TASK TO COMPLETE: Write the lines out exactly as they stand, from the one containing "Clone this diagram in TikZ." through the one containing "(gestion.west |- flechey);", and only those. Omit pictures.

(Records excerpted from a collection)
#####

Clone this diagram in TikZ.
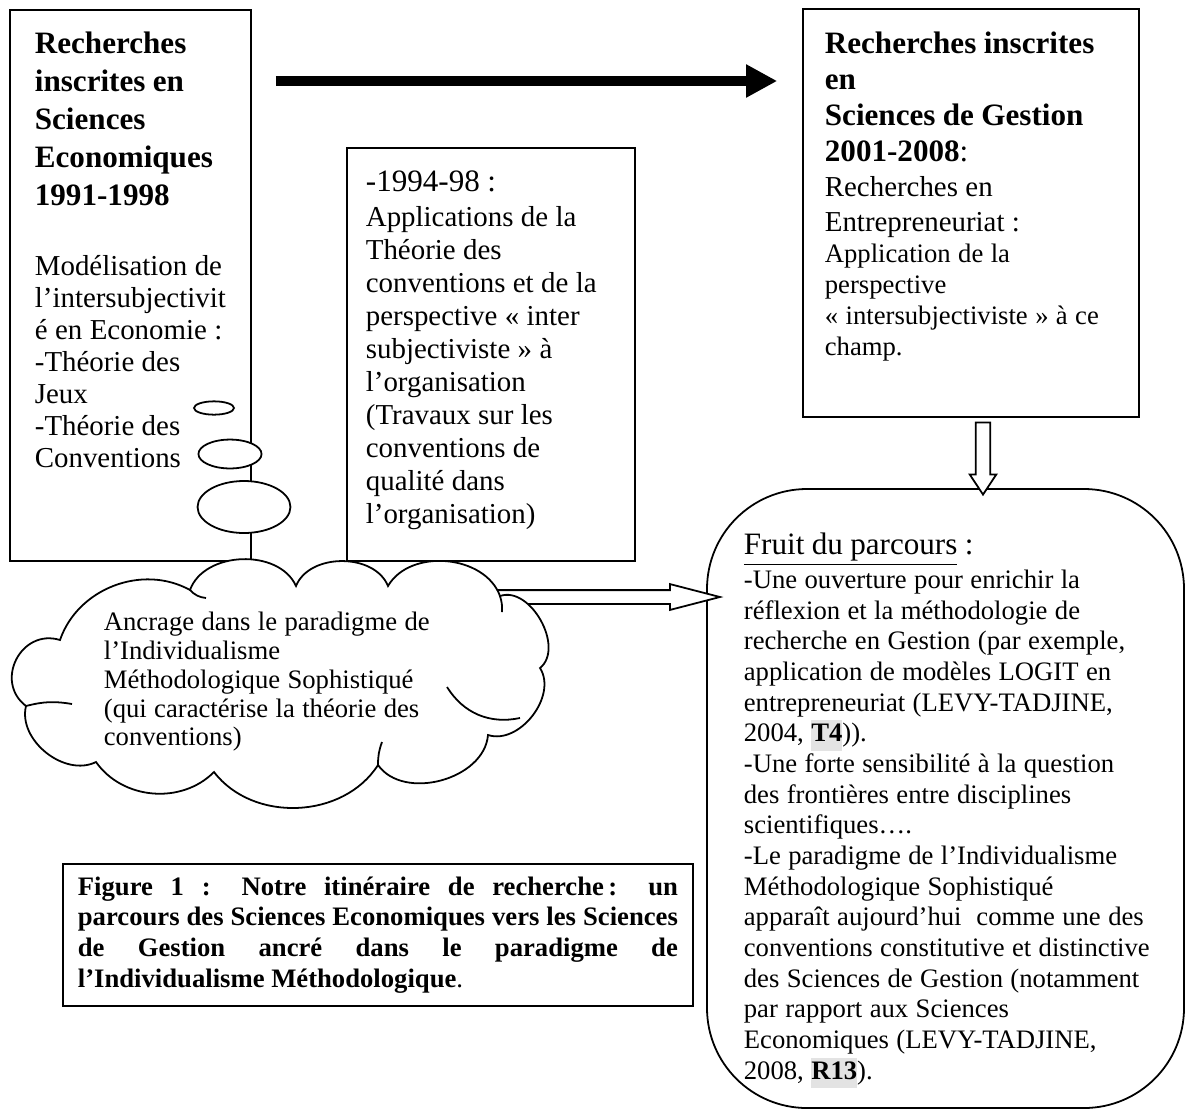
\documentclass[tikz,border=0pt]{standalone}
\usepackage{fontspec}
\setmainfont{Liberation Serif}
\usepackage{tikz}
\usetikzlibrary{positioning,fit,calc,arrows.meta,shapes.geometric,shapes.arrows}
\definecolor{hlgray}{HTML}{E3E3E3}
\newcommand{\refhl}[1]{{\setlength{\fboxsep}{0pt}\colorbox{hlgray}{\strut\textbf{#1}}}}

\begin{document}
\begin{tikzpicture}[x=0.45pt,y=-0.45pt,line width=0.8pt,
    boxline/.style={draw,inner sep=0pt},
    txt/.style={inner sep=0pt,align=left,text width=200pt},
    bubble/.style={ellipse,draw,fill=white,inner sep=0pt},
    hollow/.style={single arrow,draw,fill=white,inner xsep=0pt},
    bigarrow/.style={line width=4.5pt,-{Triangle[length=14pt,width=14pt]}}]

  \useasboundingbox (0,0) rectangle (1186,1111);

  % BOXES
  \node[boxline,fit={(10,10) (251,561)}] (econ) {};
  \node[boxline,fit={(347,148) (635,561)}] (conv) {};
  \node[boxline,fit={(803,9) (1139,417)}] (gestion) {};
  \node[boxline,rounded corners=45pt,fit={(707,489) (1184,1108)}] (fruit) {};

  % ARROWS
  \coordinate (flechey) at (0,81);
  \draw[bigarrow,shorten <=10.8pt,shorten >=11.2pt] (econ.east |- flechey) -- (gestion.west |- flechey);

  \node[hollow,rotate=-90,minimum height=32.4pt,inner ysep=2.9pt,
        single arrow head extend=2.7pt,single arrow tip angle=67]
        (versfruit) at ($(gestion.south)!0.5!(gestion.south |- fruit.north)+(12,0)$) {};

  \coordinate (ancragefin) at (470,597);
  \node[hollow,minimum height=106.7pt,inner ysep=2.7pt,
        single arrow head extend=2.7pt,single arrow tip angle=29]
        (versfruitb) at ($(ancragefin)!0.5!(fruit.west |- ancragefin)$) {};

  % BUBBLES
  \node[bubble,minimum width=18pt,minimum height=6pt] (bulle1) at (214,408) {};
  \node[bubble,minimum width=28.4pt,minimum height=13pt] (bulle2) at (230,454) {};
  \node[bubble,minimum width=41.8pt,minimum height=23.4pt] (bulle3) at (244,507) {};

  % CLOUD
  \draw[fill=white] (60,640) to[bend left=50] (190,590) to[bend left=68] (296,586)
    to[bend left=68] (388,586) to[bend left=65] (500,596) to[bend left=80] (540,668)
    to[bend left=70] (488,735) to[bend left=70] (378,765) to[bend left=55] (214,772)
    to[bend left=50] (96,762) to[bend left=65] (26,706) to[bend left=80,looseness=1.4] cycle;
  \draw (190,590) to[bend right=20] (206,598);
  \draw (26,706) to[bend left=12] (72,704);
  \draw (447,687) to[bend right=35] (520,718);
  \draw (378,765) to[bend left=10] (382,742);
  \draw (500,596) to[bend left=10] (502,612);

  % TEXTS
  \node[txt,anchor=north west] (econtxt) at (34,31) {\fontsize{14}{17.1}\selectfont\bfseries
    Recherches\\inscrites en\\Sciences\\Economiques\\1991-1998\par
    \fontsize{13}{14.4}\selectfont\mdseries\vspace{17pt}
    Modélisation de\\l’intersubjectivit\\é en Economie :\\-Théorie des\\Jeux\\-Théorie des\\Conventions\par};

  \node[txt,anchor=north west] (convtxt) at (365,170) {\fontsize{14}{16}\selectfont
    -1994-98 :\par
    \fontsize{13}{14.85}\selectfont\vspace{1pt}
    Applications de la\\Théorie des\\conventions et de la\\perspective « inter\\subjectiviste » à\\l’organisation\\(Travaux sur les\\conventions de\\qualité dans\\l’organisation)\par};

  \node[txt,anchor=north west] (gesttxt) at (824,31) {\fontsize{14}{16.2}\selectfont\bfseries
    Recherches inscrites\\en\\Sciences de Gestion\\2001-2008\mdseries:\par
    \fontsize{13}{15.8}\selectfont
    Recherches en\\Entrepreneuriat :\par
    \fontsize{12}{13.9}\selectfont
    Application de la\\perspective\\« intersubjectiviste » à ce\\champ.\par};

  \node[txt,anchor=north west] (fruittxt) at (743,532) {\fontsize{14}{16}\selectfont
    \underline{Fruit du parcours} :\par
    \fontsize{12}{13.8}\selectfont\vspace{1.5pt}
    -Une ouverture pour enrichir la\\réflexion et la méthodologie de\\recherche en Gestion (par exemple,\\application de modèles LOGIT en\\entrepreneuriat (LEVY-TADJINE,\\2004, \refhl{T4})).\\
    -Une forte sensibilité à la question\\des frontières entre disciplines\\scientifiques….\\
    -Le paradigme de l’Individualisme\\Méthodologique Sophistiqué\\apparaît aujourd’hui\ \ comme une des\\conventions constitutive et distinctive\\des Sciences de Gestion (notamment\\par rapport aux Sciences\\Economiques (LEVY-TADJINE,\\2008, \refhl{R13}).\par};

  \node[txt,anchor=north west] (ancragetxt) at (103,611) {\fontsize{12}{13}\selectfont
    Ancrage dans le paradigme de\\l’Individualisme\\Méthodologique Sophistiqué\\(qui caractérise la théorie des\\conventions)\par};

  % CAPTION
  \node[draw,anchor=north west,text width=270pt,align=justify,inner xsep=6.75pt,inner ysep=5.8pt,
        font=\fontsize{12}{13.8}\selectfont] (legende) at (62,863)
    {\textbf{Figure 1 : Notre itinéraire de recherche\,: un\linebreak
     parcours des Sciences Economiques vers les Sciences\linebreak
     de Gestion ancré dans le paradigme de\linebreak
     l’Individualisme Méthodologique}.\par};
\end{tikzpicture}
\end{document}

#####

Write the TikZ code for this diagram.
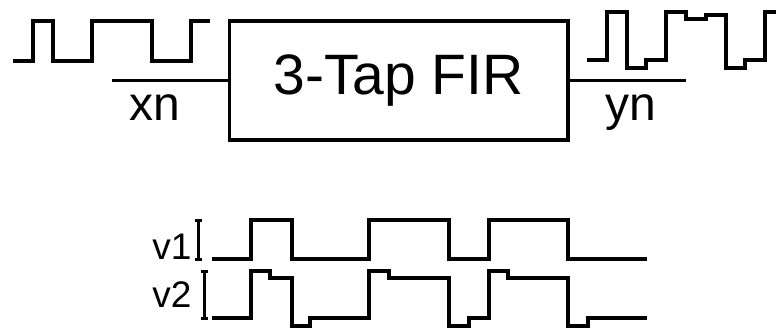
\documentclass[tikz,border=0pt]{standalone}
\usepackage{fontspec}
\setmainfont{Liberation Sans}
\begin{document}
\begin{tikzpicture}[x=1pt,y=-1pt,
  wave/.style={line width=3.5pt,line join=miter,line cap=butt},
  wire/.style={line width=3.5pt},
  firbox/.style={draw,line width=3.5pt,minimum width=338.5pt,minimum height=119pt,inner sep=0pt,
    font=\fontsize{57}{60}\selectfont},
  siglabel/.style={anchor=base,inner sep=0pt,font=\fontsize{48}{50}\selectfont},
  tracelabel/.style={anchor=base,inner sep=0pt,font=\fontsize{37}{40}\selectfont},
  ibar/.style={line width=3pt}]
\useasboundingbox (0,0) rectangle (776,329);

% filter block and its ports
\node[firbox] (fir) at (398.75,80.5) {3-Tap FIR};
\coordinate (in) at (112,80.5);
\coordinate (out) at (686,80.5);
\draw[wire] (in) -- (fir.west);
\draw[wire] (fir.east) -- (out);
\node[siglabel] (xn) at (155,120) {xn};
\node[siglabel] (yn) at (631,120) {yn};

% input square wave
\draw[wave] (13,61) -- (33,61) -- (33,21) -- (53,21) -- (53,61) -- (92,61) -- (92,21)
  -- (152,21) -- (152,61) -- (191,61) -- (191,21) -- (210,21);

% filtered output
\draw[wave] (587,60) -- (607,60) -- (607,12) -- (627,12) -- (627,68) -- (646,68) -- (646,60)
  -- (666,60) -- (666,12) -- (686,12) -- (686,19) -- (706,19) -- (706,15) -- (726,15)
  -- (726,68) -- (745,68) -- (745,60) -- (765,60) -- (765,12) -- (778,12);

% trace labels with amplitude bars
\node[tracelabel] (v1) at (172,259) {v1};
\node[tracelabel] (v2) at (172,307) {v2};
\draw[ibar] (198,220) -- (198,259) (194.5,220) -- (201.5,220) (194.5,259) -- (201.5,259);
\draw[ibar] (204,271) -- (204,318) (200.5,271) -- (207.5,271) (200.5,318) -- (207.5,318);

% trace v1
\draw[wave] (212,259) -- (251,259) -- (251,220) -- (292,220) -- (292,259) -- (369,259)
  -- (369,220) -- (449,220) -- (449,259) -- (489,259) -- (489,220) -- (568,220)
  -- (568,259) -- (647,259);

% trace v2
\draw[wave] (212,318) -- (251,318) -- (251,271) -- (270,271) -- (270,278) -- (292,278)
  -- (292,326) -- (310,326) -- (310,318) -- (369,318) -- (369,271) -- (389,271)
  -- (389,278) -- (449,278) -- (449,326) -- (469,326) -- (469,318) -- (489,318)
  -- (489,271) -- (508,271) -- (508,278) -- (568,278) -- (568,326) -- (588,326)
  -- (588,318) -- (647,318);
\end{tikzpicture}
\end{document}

#####

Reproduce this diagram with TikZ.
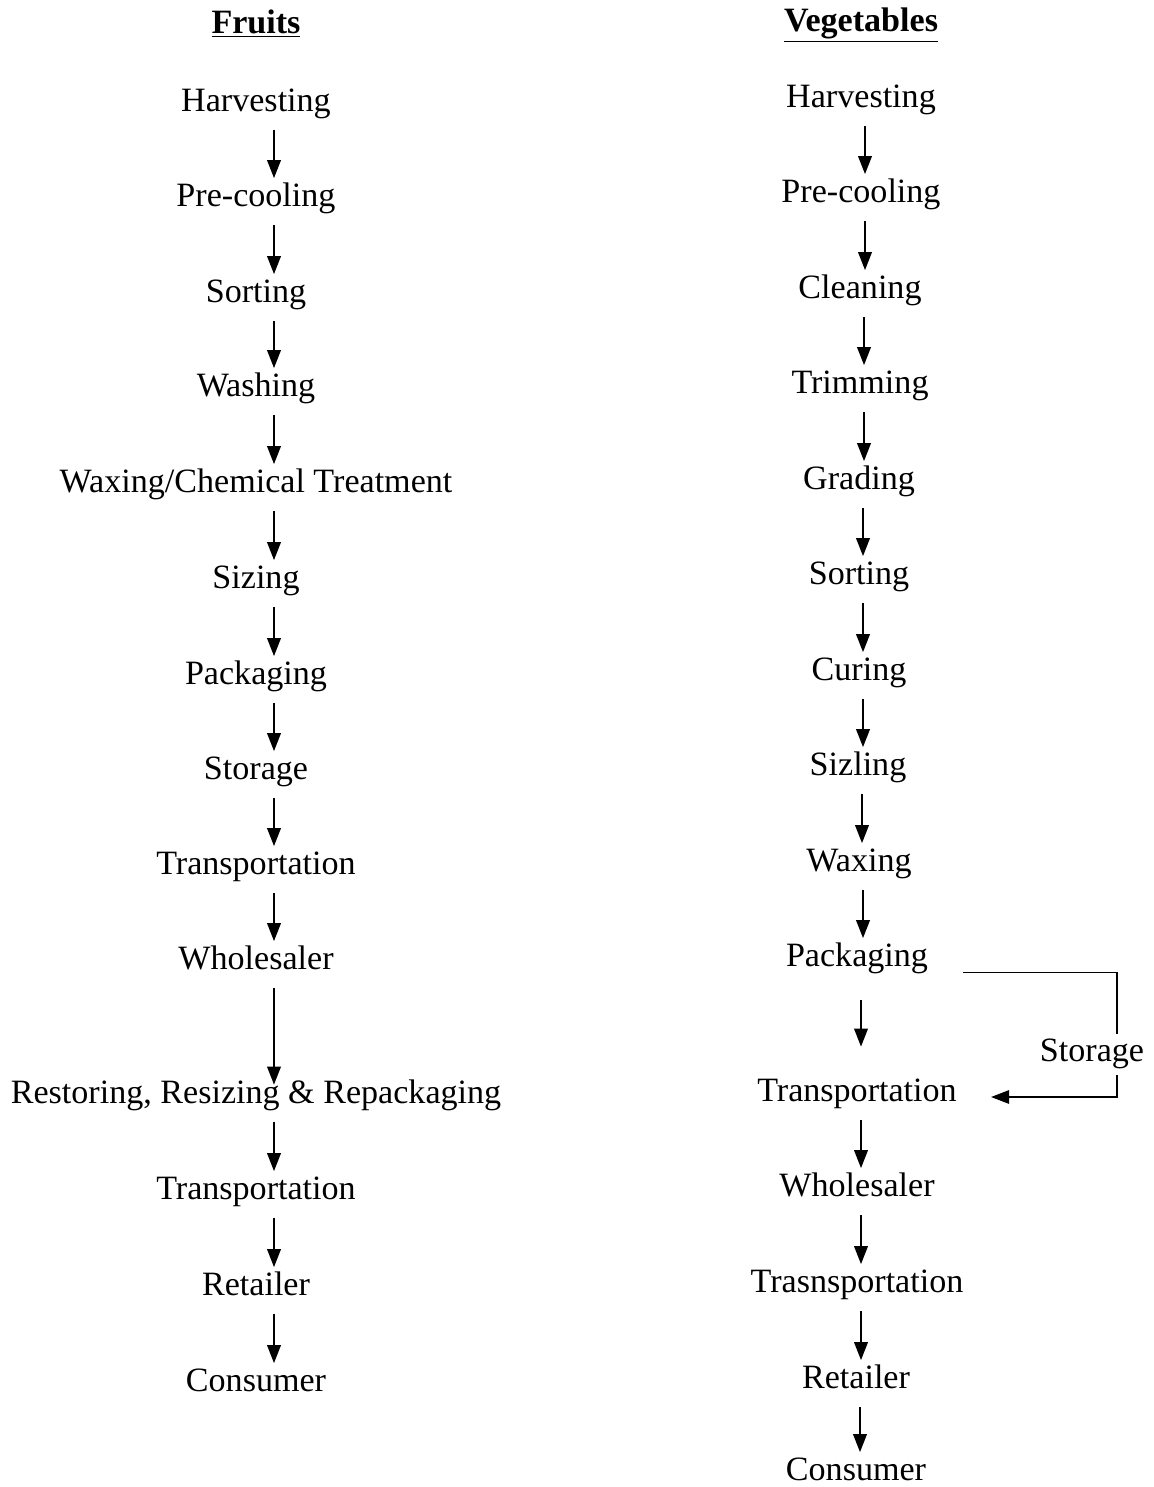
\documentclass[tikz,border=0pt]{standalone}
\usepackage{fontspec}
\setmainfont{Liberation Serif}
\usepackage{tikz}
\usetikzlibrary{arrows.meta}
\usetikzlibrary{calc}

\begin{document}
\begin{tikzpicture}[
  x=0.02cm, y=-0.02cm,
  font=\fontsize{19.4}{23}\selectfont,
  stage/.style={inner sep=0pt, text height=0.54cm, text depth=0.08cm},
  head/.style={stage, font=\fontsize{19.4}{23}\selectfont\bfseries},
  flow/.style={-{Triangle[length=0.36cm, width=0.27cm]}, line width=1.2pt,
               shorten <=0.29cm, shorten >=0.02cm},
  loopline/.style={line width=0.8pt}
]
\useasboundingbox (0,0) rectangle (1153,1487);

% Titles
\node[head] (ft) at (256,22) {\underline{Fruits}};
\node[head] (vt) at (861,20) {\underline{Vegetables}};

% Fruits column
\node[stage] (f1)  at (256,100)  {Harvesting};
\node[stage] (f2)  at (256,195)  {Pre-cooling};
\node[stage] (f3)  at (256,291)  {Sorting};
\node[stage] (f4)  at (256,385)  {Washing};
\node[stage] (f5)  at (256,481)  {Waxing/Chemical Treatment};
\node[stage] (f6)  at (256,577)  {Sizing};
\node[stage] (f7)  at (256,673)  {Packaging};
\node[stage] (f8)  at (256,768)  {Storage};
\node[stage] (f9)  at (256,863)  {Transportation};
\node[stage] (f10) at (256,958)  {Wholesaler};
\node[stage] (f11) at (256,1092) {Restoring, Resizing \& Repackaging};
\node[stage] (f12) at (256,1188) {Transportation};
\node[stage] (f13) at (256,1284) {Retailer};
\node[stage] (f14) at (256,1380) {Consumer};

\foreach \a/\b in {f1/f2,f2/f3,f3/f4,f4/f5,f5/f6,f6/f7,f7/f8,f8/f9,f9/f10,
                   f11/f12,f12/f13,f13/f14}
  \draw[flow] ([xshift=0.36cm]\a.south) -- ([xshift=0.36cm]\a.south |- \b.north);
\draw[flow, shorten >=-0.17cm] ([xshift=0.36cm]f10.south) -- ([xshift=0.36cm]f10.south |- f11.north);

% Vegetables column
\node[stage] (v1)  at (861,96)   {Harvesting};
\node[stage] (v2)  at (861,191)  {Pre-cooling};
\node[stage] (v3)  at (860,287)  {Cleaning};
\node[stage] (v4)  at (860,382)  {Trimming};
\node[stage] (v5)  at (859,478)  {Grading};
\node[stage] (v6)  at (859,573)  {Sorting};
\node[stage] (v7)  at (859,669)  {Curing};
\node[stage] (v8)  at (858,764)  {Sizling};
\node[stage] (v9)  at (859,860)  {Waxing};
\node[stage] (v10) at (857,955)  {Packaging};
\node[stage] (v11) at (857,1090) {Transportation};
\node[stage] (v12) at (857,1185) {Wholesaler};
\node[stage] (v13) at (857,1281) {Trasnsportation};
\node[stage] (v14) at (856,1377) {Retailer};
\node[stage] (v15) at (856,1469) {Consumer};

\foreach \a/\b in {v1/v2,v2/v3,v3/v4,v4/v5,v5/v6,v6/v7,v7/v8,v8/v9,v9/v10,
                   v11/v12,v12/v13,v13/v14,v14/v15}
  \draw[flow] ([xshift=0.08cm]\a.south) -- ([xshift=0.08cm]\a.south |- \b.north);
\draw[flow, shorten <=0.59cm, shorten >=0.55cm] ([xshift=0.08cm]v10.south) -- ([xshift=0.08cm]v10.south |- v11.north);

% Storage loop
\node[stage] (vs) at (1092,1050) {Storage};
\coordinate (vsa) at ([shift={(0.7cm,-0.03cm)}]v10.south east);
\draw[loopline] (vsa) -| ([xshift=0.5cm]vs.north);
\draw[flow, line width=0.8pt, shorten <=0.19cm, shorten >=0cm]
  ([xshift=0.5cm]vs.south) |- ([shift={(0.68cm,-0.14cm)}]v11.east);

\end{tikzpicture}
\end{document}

#####

THE OUTPUT:
Clone this diagram in TikZ.
\documentclass[tikz,border=0pt]{standalone}
\usepackage{fontspec}
\setmainfont{Liberation Serif}
\usepackage{tikz}
\usetikzlibrary{positioning,fit,calc,arrows.meta,shapes.geometric,shapes.arrows}
\definecolor{hlgray}{HTML}{E3E3E3}
\newcommand{\refhl}[1]{{\setlength{\fboxsep}{0pt}\colorbox{hlgray}{\strut\textbf{#1}}}}

\begin{document}
\begin{tikzpicture}[x=0.45pt,y=-0.45pt,line width=0.8pt,
    boxline/.style={draw,inner sep=0pt},
    txt/.style={inner sep=0pt,align=left,text width=200pt},
    bubble/.style={ellipse,draw,fill=white,inner sep=0pt},
    hollow/.style={single arrow,draw,fill=white,inner xsep=0pt},
    bigarrow/.style={line width=4.5pt,-{Triangle[length=14pt,width=14pt]}}]

  \useasboundingbox (0,0) rectangle (1186,1111);

  % BOXES
  \node[boxline,fit={(10,10) (251,561)}] (econ) {};
  \node[boxline,fit={(347,148) (635,561)}] (conv) {};
  \node[boxline,fit={(803,9) (1139,417)}] (gestion) {};
  \node[boxline,rounded corners=45pt,fit={(707,489) (1184,1108)}] (fruit) {};

  % ARROWS
  \coordinate (flechey) at (0,81);
  \draw[bigarrow,shorten <=10.8pt,shorten >=11.2pt] (econ.east |- flechey) -- (gestion.west |- flechey);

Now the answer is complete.